Given request >> Only the lines from the start up to and including the line containing "const errorLists = [woodErrors, pulpErrors];" should be repeated, word for word.
+-------+
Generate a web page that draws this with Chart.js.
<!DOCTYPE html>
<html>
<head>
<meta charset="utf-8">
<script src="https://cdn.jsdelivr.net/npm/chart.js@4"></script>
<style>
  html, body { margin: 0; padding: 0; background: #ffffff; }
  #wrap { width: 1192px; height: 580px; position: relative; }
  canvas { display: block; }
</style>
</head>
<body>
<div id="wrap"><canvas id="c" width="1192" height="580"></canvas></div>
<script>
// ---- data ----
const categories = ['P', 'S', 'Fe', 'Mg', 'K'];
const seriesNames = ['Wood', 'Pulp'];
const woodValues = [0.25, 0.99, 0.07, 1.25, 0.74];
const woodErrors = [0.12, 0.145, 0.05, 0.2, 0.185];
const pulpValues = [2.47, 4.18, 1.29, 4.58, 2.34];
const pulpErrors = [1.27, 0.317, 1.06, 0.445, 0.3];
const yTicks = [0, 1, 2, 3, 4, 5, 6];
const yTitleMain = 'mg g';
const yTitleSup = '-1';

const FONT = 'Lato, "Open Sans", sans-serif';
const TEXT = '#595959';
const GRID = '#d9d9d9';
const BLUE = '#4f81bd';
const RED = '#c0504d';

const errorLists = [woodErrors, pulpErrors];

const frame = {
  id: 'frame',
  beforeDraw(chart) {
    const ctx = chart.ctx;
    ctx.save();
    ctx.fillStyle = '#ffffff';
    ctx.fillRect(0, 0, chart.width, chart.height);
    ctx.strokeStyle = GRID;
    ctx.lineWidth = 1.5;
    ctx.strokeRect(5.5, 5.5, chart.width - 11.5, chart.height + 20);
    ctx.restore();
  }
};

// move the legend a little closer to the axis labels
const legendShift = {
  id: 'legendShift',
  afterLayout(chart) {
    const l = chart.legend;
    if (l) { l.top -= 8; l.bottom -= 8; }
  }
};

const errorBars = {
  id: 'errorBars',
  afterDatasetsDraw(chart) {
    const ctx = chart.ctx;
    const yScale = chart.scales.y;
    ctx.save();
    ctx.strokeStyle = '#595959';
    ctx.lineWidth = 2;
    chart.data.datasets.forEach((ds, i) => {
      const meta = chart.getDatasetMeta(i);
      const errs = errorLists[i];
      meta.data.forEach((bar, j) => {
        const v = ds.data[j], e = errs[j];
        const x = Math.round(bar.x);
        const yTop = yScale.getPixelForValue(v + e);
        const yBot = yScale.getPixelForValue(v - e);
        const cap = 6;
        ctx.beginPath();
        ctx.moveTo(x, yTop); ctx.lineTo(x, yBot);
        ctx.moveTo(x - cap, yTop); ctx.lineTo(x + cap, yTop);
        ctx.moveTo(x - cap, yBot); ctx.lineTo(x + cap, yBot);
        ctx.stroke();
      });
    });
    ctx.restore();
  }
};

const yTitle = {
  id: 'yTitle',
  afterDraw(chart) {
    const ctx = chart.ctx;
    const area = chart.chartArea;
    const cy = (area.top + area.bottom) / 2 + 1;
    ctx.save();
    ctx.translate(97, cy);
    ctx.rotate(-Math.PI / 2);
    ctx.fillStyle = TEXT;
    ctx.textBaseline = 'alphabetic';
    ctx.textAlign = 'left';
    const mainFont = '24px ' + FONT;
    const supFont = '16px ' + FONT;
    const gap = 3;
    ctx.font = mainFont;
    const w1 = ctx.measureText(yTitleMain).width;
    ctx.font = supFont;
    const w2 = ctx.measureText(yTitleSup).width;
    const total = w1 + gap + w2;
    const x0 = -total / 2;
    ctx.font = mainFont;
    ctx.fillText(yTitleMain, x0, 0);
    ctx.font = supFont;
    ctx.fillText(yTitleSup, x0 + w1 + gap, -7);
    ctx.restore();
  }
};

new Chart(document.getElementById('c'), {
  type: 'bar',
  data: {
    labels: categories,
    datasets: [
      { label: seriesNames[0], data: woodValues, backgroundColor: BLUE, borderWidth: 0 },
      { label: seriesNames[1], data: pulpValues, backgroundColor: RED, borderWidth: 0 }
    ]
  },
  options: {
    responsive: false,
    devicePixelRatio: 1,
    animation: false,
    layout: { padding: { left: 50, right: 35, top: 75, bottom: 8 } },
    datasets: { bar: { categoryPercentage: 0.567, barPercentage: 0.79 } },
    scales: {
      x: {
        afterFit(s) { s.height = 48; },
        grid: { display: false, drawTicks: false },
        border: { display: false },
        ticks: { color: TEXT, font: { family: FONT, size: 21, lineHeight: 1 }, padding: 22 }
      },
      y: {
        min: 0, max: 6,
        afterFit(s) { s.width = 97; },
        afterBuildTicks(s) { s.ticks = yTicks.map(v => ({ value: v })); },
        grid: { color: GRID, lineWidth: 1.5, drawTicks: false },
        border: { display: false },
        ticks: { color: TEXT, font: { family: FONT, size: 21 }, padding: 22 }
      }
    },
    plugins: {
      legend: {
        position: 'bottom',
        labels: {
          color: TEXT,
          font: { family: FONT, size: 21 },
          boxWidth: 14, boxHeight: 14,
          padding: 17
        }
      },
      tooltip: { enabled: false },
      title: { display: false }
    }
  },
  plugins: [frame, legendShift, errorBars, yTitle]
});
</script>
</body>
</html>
+-------+
Answer to the task >>
Generate a web page that draws this with Chart.js.
<!DOCTYPE html>
<html>
<head>
<meta charset="utf-8">
<script src="https://cdn.jsdelivr.net/npm/chart.js@4"></script>
<style>
  html, body { margin: 0; padding: 0; background: #ffffff; }
  #wrap { width: 1192px; height: 580px; position: relative; }
  canvas { display: block; }
</style>
</head>
<body>
<div id="wrap"><canvas id="c" width="1192" height="580"></canvas></div>
<script>
// ---- data ----
const categories = ['P', 'S', 'Fe', 'Mg', 'K'];
const seriesNames = ['Wood', 'Pulp'];
const woodValues = [0.25, 0.99, 0.07, 1.25, 0.74];
const woodErrors = [0.12, 0.145, 0.05, 0.2, 0.185];
const pulpValues = [2.47, 4.18, 1.29, 4.58, 2.34];
const pulpErrors = [1.27, 0.317, 1.06, 0.445, 0.3];
const yTicks = [0, 1, 2, 3, 4, 5, 6];
const yTitleMain = 'mg g';
const yTitleSup = '-1';

const FONT = 'Lato, "Open Sans", sans-serif';
const TEXT = '#595959';
const GRID = '#d9d9d9';
const BLUE = '#4f81bd';
const RED = '#c0504d';

const errorLists = [woodErrors, pulpErrors];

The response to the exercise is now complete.